'''

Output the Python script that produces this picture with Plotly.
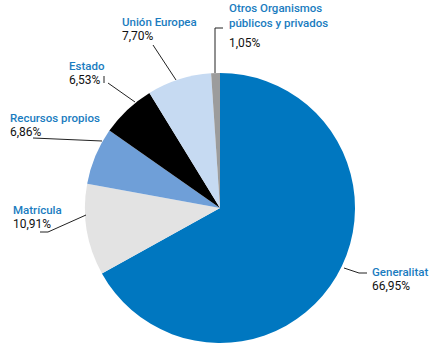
import plotly.graph_objects as go

W, H = 435, 356

categories = ["Generalitat", "Matrícula", "Recursos propios", "Estado", "Unión Europea",
              "Otros Organismos<br>públicos y privados"]
values = [66.95, 10.91, 6.86, 6.53, 7.70, 1.05]
value_labels = ["66,95%", "10,91%", "6,86%", "6,53%", "7,70%", "1,05%"]
colors = ["#0077c0", "#e3e3e3", "#6f9fd8", "#000000", "#c6daf2", "#9c9c9c"]

# pie geometry (pixels)
cx, cy, r = 220, 208, 135

def px(x):
    return x / W

def py(y):
    return 1 - y / H

fig = go.Figure(go.Pie(
    labels=categories, values=values, sort=False, direction="clockwise",
    marker=dict(colors=colors, line=dict(width=0)),
    textinfo="none", hoverinfo="label+percent", showlegend=False,
    domain=dict(x=[px(cx - r), px(cx + r)], y=[py(cy + r), py(cy - r)]),
))

# label text positions (left x, first line center y), pixels
label_pos = [(370, 272), (11, 210), (8, 118), (67, 66), (120, 22), (227, 15)]
blue = "#1a7cc0"
font = "Roboto"
line_h = 14
for name, vl, (lx, ly) in zip(categories, value_labels, label_pos):
    n_lines = name.count("<br>") + 1
    fig.add_annotation(x=px(lx), y=py(ly), xref="paper", yref="paper",
                       text=name, showarrow=False, xanchor="left", yanchor="middle",
                       font=dict(family=font, size=11.5, color=blue, weight=500), align="left")
    fig.add_annotation(x=px(lx), y=py(ly + line_h * n_lines), xref="paper", yref="paper",
                       text=vl, showarrow=False, xanchor="left", yanchor="middle",
                       font=dict(family=font, size=12, color="#111111"), align="left")

# leader lines (pixel polylines)
leaders = [
    [(344, 268), (359, 273), (367, 273)],
    [(86, 215), (48, 232), (40, 232)],
    [(102, 141), (33, 138)],
    [(135, 102), (108, 83)],
    [(176, 80), (153, 45)],
    [(215, 73), (215, 28), (223, 28)],
]
for pts in leaders:
    path = "M " + " L ".join(f"{px(x)} {py(y)}" for x, y in pts)
    fig.add_shape(type="path", path=path, xref="paper", yref="paper",
                  line=dict(color="#222222", width=1))
# small vertical tick next to Estado value
fig.add_shape(type="line", xref="paper", yref="paper", x0=px(104), x1=px(104),
              y0=py(76), y1=py(83), line=dict(color="#222222", width=1))

fig.update_layout(width=W, height=H, margin=dict(l=0, r=0, t=0, b=0),
                  paper_bgcolor="white", plot_bgcolor="white")
fig.write_html("out.html", config={"displayModeBar": False},
               post_script="document.body.style.margin='0';")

'''

**OBJECTIVE**
With the pictures left out, restate word for word every line of the data above, from the first down to the line that contains "W, H = 435, 356".

**EXPECTED OUTPUT**
Output the Python script that produces this picture with Plotly.
import plotly.graph_objects as go

W, H = 435, 356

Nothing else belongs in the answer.